Pentecost is on Sunday! And I have a Pentecost Playlist that I’d love to share with you.
Get your password to the library for access to the playlist, then hit play and keep reading for reflections on some of the songs.
The First Pentecost After Christ’s Resurrection
Pentecost is the day that the Holy Spirit came to the Church. One way it’s often described the birthday of the Christian Church (although that’s problematic because of the ways the Christian movement was tied to the Jewish tradition so deeply that many early Christians understood themselves as Jews).
Anyway, in Acts 2 we read about a great rush of wind and “tongues of fire” that “rested on” each person. Some heard them speaking of God’s great power; others said they were just drunk. Peter explains what is happening using the sacred texts; about three thousand people converted; the chapter concludes by saying that many signs and wonders were being done by the apostles.
The Pentecost Playlist: Because We Celebrate with Music
For a little while, I’ve been compiling music into playlists for each liturgical season. Because we celebrate with music. It’s been a really rewarding practice with regards to noticing the intertwining of symbols and themes throughout the Christian year.
Today, I want to share my playlist with you. Click here for access to the entire playlist. Below are 5 songs from the playlist and a few words on why I love listening to it during Pentecost.
1. “Girl on Fire” by Alicia Keys. Fire here is restored to being a powerful symbol of anointing, of set-apart-ness. But made better, because with its connection to The Hunger Games it connects to a narrative for our time (well, for a not-too-distant-future time) that shows us what it means to live as one who is set apart.

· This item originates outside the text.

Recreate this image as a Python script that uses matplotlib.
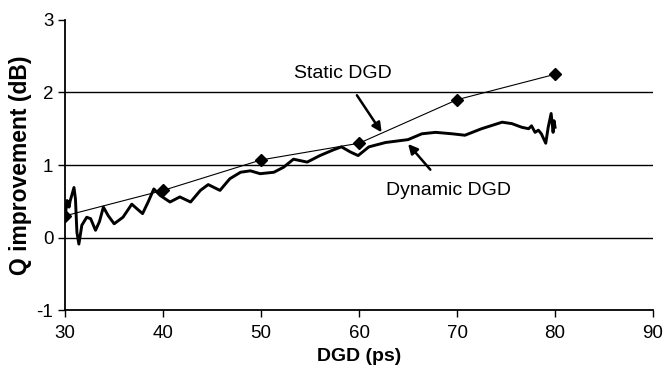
import matplotlib
matplotlib.use("Agg")
import matplotlib.pyplot as plt

plt.rcParams['font.family'] = ['Liberation Sans', 'DejaVu Sans']
plt.rcParams['axes.unicode_minus'] = False

# Static DGD (markers)
static_x = [30, 40, 50, 60, 70, 80]
static_y = [0.30, 0.65, 1.07, 1.30, 1.90, 2.25]

# Dynamic DGD (thick wavy line)
dyn_x = [30.0, 30.2, 30.4, 30.5, 30.9, 31.05, 31.2, 31.4, 31.7, 32.2, 32.6, 33.1,
         33.5, 33.9, 34.4, 35.0, 35.9, 36.8, 37.3, 37.9, 38.5, 39.05, 39.7, 40.7,
         41.7, 42.8, 43.8, 44.6, 45.8, 46.8, 47.9, 48.9, 49.9, 51.3, 52.3, 53.3,
         54.7, 56.0, 57.4, 58.2, 59.1, 59.9, 61.0, 62.7, 65.0, 66.4, 67.8, 69.5,
         70.8, 72.5, 74.6, 75.6, 76.6, 77.3, 77.6, 77.96, 78.3, 78.6, 79.05, 79.3,
         79.6, 79.8, 79.9, 80.0]
dyn_y = [0.30, 0.51, 0.42, 0.50, 0.69, 0.53, 0.07, -0.09, 0.17, 0.28, 0.26, 0.10,
         0.22, 0.42, 0.30, 0.19, 0.28, 0.46, 0.40, 0.33, 0.50, 0.67, 0.58, 0.49,
         0.56, 0.49, 0.65, 0.73, 0.65, 0.81, 0.90, 0.92, 0.88, 0.90, 0.97, 1.08,
         1.04, 1.13, 1.21, 1.25, 1.18, 1.13, 1.25, 1.31, 1.35, 1.43, 1.45, 1.43,
         1.41, 1.50, 1.59, 1.57, 1.52, 1.50, 1.54, 1.45, 1.48, 1.43, 1.30, 1.52,
         1.71, 1.45, 1.61, 1.52]

x_ticks = [30, 40, 50, 60, 70, 80, 90]
y_ticks = [-1, 0, 1, 2, 3]

fig = plt.figure(figsize=(6.65, 3.75), dpi=100)
ax = fig.add_axes([0.098, 0.173, 0.884, 0.774])

ax.plot(static_x, static_y, color='black', lw=0.8, zorder=3)
ax.plot(static_x, static_y, linestyle='none', marker='D', color='black', ms=6.5, zorder=4)
ax.plot(dyn_x, dyn_y, color='black', lw=2.1, zorder=3, solid_joinstyle='round')

ax.set_xlim(30, 90)
ax.set_ylim(-1, 3)
ax.set_xticks(x_ticks)
ax.set_yticks(y_ticks)
ax.tick_params(axis='both', labelsize=13.5, direction='out', length=5, width=1, colors='black')
ax.tick_params(axis='x', pad=6)

ax.yaxis.grid(True, color='black', lw=1)
for v, gl in zip(y_ticks, ax.get_ygridlines()):
    if v in (-1, 3):
        gl.set_visible(False)

ax.spines['top'].set_visible(False)
ax.spines['right'].set_visible(False)
ax.spines['left'].set_linewidth(1.3)
ax.spines['bottom'].set_linewidth(1.3)

ax.set_xlabel('DGD (ps)', fontsize=14, fontweight='bold', labelpad=4)
ax.set_ylabel('Q improvement (dB)', fontsize=16.5, fontweight='bold', labelpad=3)

ax.annotate('Static DGD', xy=(62.3, 1.45), xytext=(58.3, 2.26), fontsize=14,
            ha='center', va='center',
            arrowprops=dict(arrowstyle='-|>', color='black', lw=1.8, mutation_scale=14,
                            shrinkA=9, shrinkB=0))
ax.annotate('Dynamic DGD', xy=(65.0, 1.29), xytext=(69.1, 0.65), fontsize=14,
            ha='center', va='center',
            arrowprops=dict(arrowstyle='-|>', color='black', lw=1.8, mutation_scale=14,
                            shrinkA=9, shrinkB=0))

fig.savefig('out.png', dpi=100)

2. “Gust of Wind” by Pharrell Williams. Mostly I love it because of its energetic and energizing feel — I imagine this is “I’ve-just-gotta-dance” feeling is similar to the impact that the Spirit had on the early Christians. And that chorus! If we can get past oru obsession with romance in music, it reads like a Spirit-led theology of creative endeavors.
3. “Hearts on Fire” by Cut Copy. Again, that energizing feel that encounter with the Spirit brings. And the reaching out to one another is a pretty good image for the forming of a community.
4. “Drop and Roll” by Breathe Owl Breathe. A song that’s strangely calm, considering it’s about being “on fire half the time,” which is maybe what happens when we learn to live with the Spirit’s dwelling in and among us. We have coals in ourselves that keep us going with a steady heat. And their use of “lover”! In Jesus’s day, “Father” was a term of unexpected intimacy with the divine; today, it’s a distant and formal title for a parent, who we likely have a complicated relationship with. “Lover” ups the intimacy while leveling out the power dynamics.
5. “Speaking in Tongues” by Arcade Fire featuring David Byrne. Speaking of complicated “father” imagery, this song speaks to some of the problems we’ve inherited through 2000 years of generations using and abusing the imagery in the Acts 2 passage. For me, it implies that it’s through escape from these previous understandings (“sneaking out the window”) that we get the Spirit.